4 messages · Jeff Newmiller, Tomas Kalibera, Ivan Krylov

#
On 3/28/22 13:16, Ivan Krylov wrote:
Thanks for the suggestions, I've rewritten the paragraphs, biasing 
towards users who have UTF-8 as the native encoding as this is going to 
be the majority. These users should not have to worry much about the 
encoding marks anymore, nor about the internal UTF-8 mode of the 
connections code. But the level of detail I think needs to remain as 
long as these features are supported - the level of detail is based on 
numerous questions and bug reports.

Best
Tomas
#
Thanks to the ubiquity of Excel and its misguided inclusion of BOM codes in its UTF-8 CSV format, this optimism about encoding being a corner case seems premature.
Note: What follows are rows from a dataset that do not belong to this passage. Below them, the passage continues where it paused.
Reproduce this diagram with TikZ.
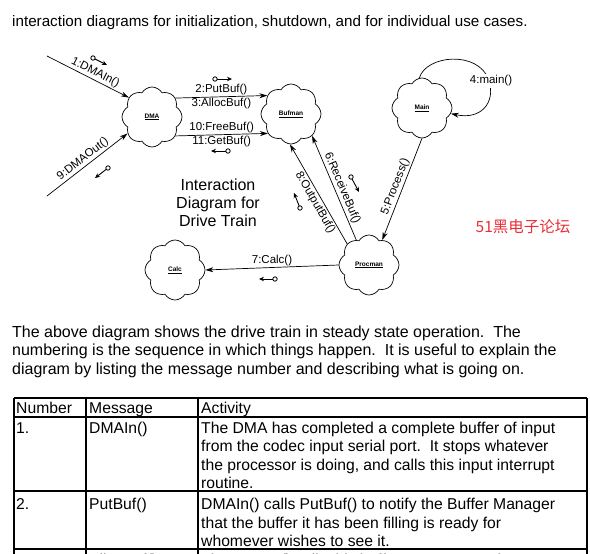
\documentclass[tikz,border=0pt]{standalone}
\usepackage{fontspec}
\setmainfont{Liberation Sans}
\newfontfamily\cjkfont{Noto Sans CJK SC}
\usetikzlibrary{shapes.symbols,arrows.meta}
\definecolor{wmred}{RGB}{235,45,55}
\begin{document}
\begin{tikzpicture}[x=1pt,y=-1pt,
  cloudbox/.style={cloud, draw, line width=0.7pt, cloud puffs=8, cloud puff arc=120,
    minimum width=60pt, minimum height=60pt, inner sep=0pt,
    font=\fontsize{6.5}{7}\selectfont\bfseries},
  msg/.style={draw, line width=0.7pt, -{Stealth[length=8pt,width=5pt]}},
  lbl/.style={font=\fontsize{11.5}{13}\selectfont, inner sep=1.5pt},
  icon/.style={line width=0.9pt, -{Stealth[length=5pt,width=4.5pt]}},
  iconring/.style={draw, fill=white, line width=0.8pt},
  body/.style={font=\fontsize{15.7}{18}\selectfont, inner sep=0pt, anchor=base west},
  para/.style={font=\fontsize{16}{18}\selectfont, inner sep=0pt, anchor=base west},
  grid/.style={line width=1.2pt}
]
\useasboundingbox (0,0) rectangle (590,554);
\clip (0,0) rectangle (590,554);

% header
\node[para, font=\fontsize{15.2}{17}\selectfont] (hdr) at (12,27) {interaction diagrams for initialization, shutdown, and for individual use cases.};

% clouds
\node[cloudbox] (dma) at (152,117) {\underline{DMA}};
\node[cloudbox] (bufman) at (291,114) {\underline{Bufman}};
\node[cloudbox] (main) at (422,108) {\underline{Main}};
\node[cloudbox] (procman) at (369,265) {\underline{Procman}};
\node[cloudbox] (calc) at (175,270) {\underline{Calc}};

% free ends
\coordinate (in1) at (47,56);
\coordinate (out9) at (47,196);

% messages
\draw[msg] (in1) -- (dma.140) node[pos=0.55, sloped, above, lbl] {1:DMAIn()};
\draw[msg] (out9) -- (dma.214) node[pos=0.5, sloped, above, lbl] {9:DMAOut()};
\draw[msg] (dma.39) -- (bufman.142) node[midway, above, lbl] {2:PutBuf()} node[midway, below, lbl] {3:AllocBuf()};
\draw[msg] (dma.321) -- (bufman.220) node[midway, above, lbl] {10:FreeBuf()} node[midway, below, lbl] {11:GetBuf()};
\draw[msg] (main.95) .. controls (426,55) and (478,50) .. (489,80) .. controls (496,104) and (480,120) .. (main.-11);
\node[lbl, fill=white] (m4) at (491,81) {4:main()};
\draw[msg] (main.270) -- (procman.62) node[midway, sloped, above, lbl] {5:Process()};
\draw[msg] (procman.117) -- (bufman.314) node[pos=0.47, sloped, above, lbl] {6:ReceiveBuf()};
\draw[msg] (procman.136) -- (bufman.268) node[pos=0.45, sloped, below, lbl] {8:OutputBuf()};
\draw[msg] (procman.180) -- (calc.0) node[midway, above, lbl] {7:Calc()};

% direction icons
\foreach \a/\b in {{93,58}/{107,65}, {215,79}/{232,79}, {228,151}/{211,151}, {108,168}/{95,178},
                   {351,177}/{359,192}, {300,208}/{294,193}, {275,279}/{259,279}} {
  \draw[icon] (\a) -- (\b);
  \draw[iconring] (\a) circle (2.2pt);
}

% title
\node[align=center, font=\fontsize{16}{18}\selectfont] (title) at (218,203) {Interaction\\Diagram for\\Drive Train};

% watermark
\node[font=\cjkfont\fontsize{15.5}{17}\selectfont, text=wmred] (wm) at (523,227) {51黑电子论坛};

% paragraph
\node[para] (p1) at (12,337) {The above diagram shows the drive train in steady state operation.\ \ The};
\node[para] (p2) at (12,355.5) {numbering is the sequence in which things happen.\ \ It is useful to explain the};
\node[para] (p3) at (12,374) {diagram by listing the message number and describing what is going on.};

% table grid
\draw[grid] (14,398) -- (587,398);
\draw[grid] (14,417) -- (587,417);
\draw[grid] (14,491) -- (587,491);
\draw[grid] (14,549) -- (587,549);
\draw[grid] (14,398) -- (14,556);
\draw[grid] (86,398) -- (86,556);
\draw[grid] (198,398) -- (198,556);
\draw[grid] (587,398) -- (587,556);

% table text
\node[body] (h1) at (16,413) {Number};
\node[body] (h2) at (89,413) {Message};
\node[body] (h3) at (201,413) {Activity};
\node[body] (r1a) at (16,433) {1.};
\node[body] (r1b) at (89,433) {DMAIn()};
\node[body] (r1c1) at (201,433) {The DMA has completed a complete buffer of input};
\node[body] (r1c2) at (201,451.5) {from the codec input serial port.\ \ It stops whatever};
\node[body] (r1c3) at (201,470) {the processor is doing, and calls this input interrupt};
\node[body] (r1c4) at (201,488.5) {routine.};
\node[body] (r2a) at (16,509.5) {2.};
\node[body] (r2b) at (89,509.5) {PutBuf()};
\node[body] (r2c1) at (201,509.5) {DMAIn() calls PutBuf() to notify the Buffer Manager};
\node[body] (r2c2) at (201,528) {that the buffer it has been filling is ready for};
\node[body] (r2c3) at (201,546.5) {whomever wishes to see it.};
\node[body] (r3a) at (16,565) {3.};
\node[body] (r3b) at (89,565) {AllocBuf()};
\node[body] (r3c1) at (201,565) {The DMAIn() calls this buffer manager routine to};
\end{tikzpicture}
\end{document}
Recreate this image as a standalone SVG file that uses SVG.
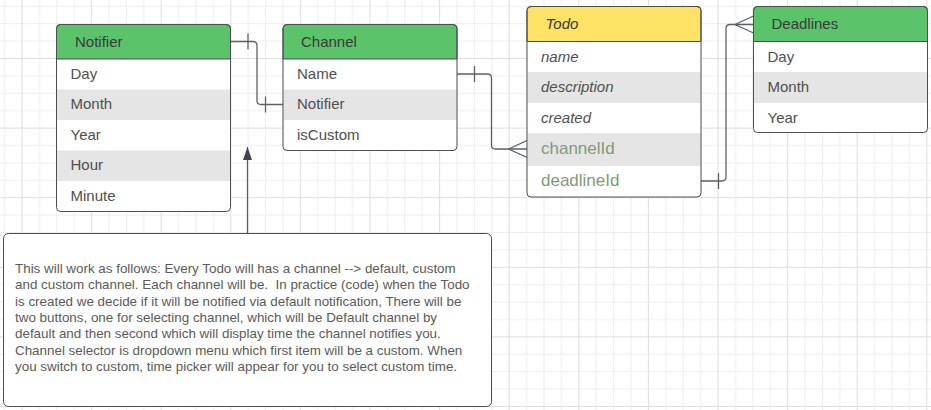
<svg xmlns="http://www.w3.org/2000/svg" width="931" height="410" viewBox="0 0 931 410">
<style>
.hdr{font-family:"Liberation Sans",Arial,sans-serif;font-size:15px;fill:#3a3a3a}
.txt{font-family:"Liberation Sans",Arial,sans-serif;font-size:15px;fill:#4f4f4f}
.it{font-style:italic}
.fk{font-family:"Liberation Sans",Arial,sans-serif;font-size:17px;fill:#7f9a78}
.box{fill:none;stroke:#4a4d52;stroke-width:1}
.bg{fill:#ffffff}
.alt{fill:#e5e5e5}
.green{fill:#5bc46a;stroke:#4a4d52;stroke-width:1}
.yellow{fill:#fee265;stroke:#4a4d52;stroke-width:1}
.conn{fill:none;stroke:#5c6168;stroke-width:1.3}
.note{font-family:"Liberation Sans",Arial,sans-serif;font-size:13.4px;fill:#5a5a5a;white-space:pre}
</style>
<defs>
<pattern id="grid" patternUnits="userSpaceOnUse" x="21.5" y="58" width="69.6" height="69.6">
<path d="M17.9,0V69.6M35.3,0V69.6M52.7,0V69.6M0,17.9H69.6M0,35.3H69.6M0,52.7H69.6" stroke="#ededed" stroke-width="1" fill="none"/>
<path d="M0.5,0V69.6M0,0.5H69.6" stroke="#dedede" stroke-width="1" fill="none"/>
</pattern>
<marker id="one" markerUnits="userSpaceOnUse" viewBox="0 0 20 20" refX="20" refY="10" markerWidth="20" markerHeight="20" orient="auto-start-reverse">
<path d="M2.5,2V18" stroke="#5c6168" stroke-width="1.3" fill="none"/>
</marker>
<marker id="many" markerUnits="userSpaceOnUse" viewBox="0 0 20 20" refX="20" refY="10" markerWidth="20" markerHeight="20" orient="auto-start-reverse">
<path d="M1.5,10L20,1.5M1.5,10L20,18.5" stroke="#5c6168" stroke-width="1.3" fill="none"/>
</marker>
<marker id="arrow" markerUnits="userSpaceOnUse" viewBox="0 0 13 9" refX="13" refY="4.5" markerWidth="13" markerHeight="9" orient="auto">
<path d="M0,0L13,4.5L0,9Z" fill="#3f444b"/>
</marker>
</defs>
<rect x="0" y="0" width="931" height="410" fill="#ffffff"/>
<rect x="0" y="0" width="931" height="410" fill="url(#grid)"/>

<g id="connectors">
<path class="conn" d="M230.5,41.5H253Q257,41.5 257,45.5V100.5Q257,104.5 261,104.5H283" marker-start="url(#one)" marker-end="url(#one)"/>
<path class="conn" d="M457,74H487.5Q491.5,74 491.5,78V145Q491.5,149 495.5,149H527" marker-start="url(#one)" marker-end="url(#many)"/>
<path class="conn" d="M701,181H722Q726,181 726,177V28.5Q726,24.5 730,24.5H753.5" marker-start="url(#one)" marker-end="url(#many)"/>
<path class="conn" d="M247.5,233V147" marker-end="url(#arrow)"/>
</g>

<g id="notifier">
<rect class="bg" x="56.5" y="24.5" width="174" height="187" rx="4"/>
<path class="green" d="M56.5,59V28.5A4,4 0 0 1 60.5,24.5H226.5A4,4 0 0 1 230.5,28.5V59Z"/>
<rect class="alt" x="57" y="89.5" width="173" height="30.5"/>
<rect class="alt" x="57" y="150.5" width="173" height="30.5"/>
<rect class="box" x="56.5" y="24.5" width="174" height="187" rx="4"/>
<text class="hdr" x="75" y="46.5">Notifier</text>
<text class="txt" x="70.5" y="78.5">Day</text>
<text class="txt" x="70.5" y="109">Month</text>
<text class="txt" x="70.5" y="139.5">Year</text>
<text class="txt" x="70.5" y="170">Hour</text>
<text class="txt" x="70.5" y="200.5">Minute</text>
</g>

<g id="channel">
<rect class="bg" x="283" y="24.5" width="174" height="126" rx="4"/>
<path class="green" d="M283,59V28.5A4,4 0 0 1 287,24.5H453A4,4 0 0 1 457,28.5V59Z"/>
<rect class="alt" x="283.5" y="89.5" width="173" height="30.5"/>
<rect class="box" x="283" y="24.5" width="174" height="126" rx="4"/>
<text class="hdr" x="301" y="46.5">Channel</text>
<text class="txt" x="297" y="78.5">Name</text>
<text class="txt" x="297" y="109">Notifier</text>
<text class="txt" x="297" y="139.5">isCustom</text>
</g>

<g id="todo">
<rect class="bg" x="527" y="6.5" width="174" height="190.5" rx="4"/>
<path class="yellow" d="M527,41.5V10.5A4,4 0 0 1 531,6.5H697A4,4 0 0 1 701,10.5V41.5Z"/>
<rect class="alt" x="527.5" y="72" width="173" height="31"/>
<rect class="alt" x="527.5" y="133" width="173" height="33"/>
<rect class="box" x="527" y="6.5" width="174" height="190.5" rx="4"/>
<text class="hdr it" x="545.5" y="29">Todo</text>
<text class="txt it" x="541" y="61.5">name</text>
<text class="txt it" x="541" y="92">description</text>
<text class="txt it" x="541" y="122.5">created</text>
<text class="fk" x="541" y="154">channelId</text>
<text class="fk" x="541" y="186">deadlineId</text>
</g>

<g id="deadlines">
<rect class="bg" x="753.5" y="6.5" width="174" height="126" rx="4"/>
<path class="green" d="M753.5,41.5V10.5A4,4 0 0 1 757.5,6.5H923.5A4,4 0 0 1 927.5,10.5V41.5Z"/>
<rect class="alt" x="754" y="72" width="173" height="31"/>
<rect class="box" x="753.5" y="6.5" width="174" height="126" rx="4"/>
<text class="hdr" x="771.5" y="29">Deadlines</text>
<text class="txt" x="767.5" y="61.5">Day</text>
<text class="txt" x="767.5" y="92">Month</text>
<text class="txt" x="767.5" y="122.5">Year</text>
</g>

<g id="note">
<rect x="3.5" y="233.5" width="488" height="173" rx="5" fill="#ffffff" stroke="#4a4d52" stroke-width="1"/>
<text class="note" x="15" y="273">This will work as follows: Every Todo will has a channel --&gt; default, custom</text>
<text class="note" x="15" y="289.3">and custom channel. Each channel will be.  In practice (code) when the Todo</text>
<text class="note" x="15" y="305.6">is created we decide if it will be notified via default notification, There will be</text>
<text class="note" x="15" y="321.9">two buttons, one for selecting channel, which will be Default channel by</text>
<text class="note" x="15" y="338.2">default and then second which will display time the channel notifies you.</text>
<text class="note" x="15" y="354.5">Channel selector is dropdown menu which first item will be a custom. When</text>
<text class="note" x="15" y="370.8">you switch to custom, time picker will appear for you to select custom time.</text>
</g>
</svg>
There are actually multiple options in Excel for writing CSV files, and only one of them (not the first one fortunately) has this "feature", but I (and various beginners I end up helping) seem to encounter these silly files far more frequently than seems reasonable.
On April 5, 2022 11:20:37 AM PDT, Tomas Kalibera <tomas.kalibera at gmail.com> wrote:

  
    
#
On 4/6/22 00:02, Jeff Newmiller wrote:
I was rather referring to encoding marks in R which declare an encoding 
of an R string, that is what you see by Encoding(). And to other 
measures to avoid the problem when the native encoding in R cannot 
represent all characters users need to work with (when the native 
encoding cannot be UTF-8). From R 4.2, the native encoding will be UTF-8 
also on (recent) Windows systems; on most Unix systems, it has been 
UTF-8 for years. But this change will not impact the handling of BOMs in 
input.

Is the problem reading CSV files from Excel (even when Excel is at 
fault) reported anywhere? If not, please report, maybe there is 
something that could be done to help processing those files on the R 
side. R handles BOMs in the "connections" code, ?connections, and it 
uses iconv for input conversion.

Thanks
Tomas
#
On Tue, 5 Apr 2022 20:20:37 +0200
Tomas Kalibera <tomas.kalibera at gmail.com> wrote:

            
Thank you!
Of course, all these features have their use cases and it's important
to stay backwards compatible, including the documentation.

I would also like to apologise to Dan for leading him on a wild goose
chase that didn't bring him passing read.csv-related tests in the end.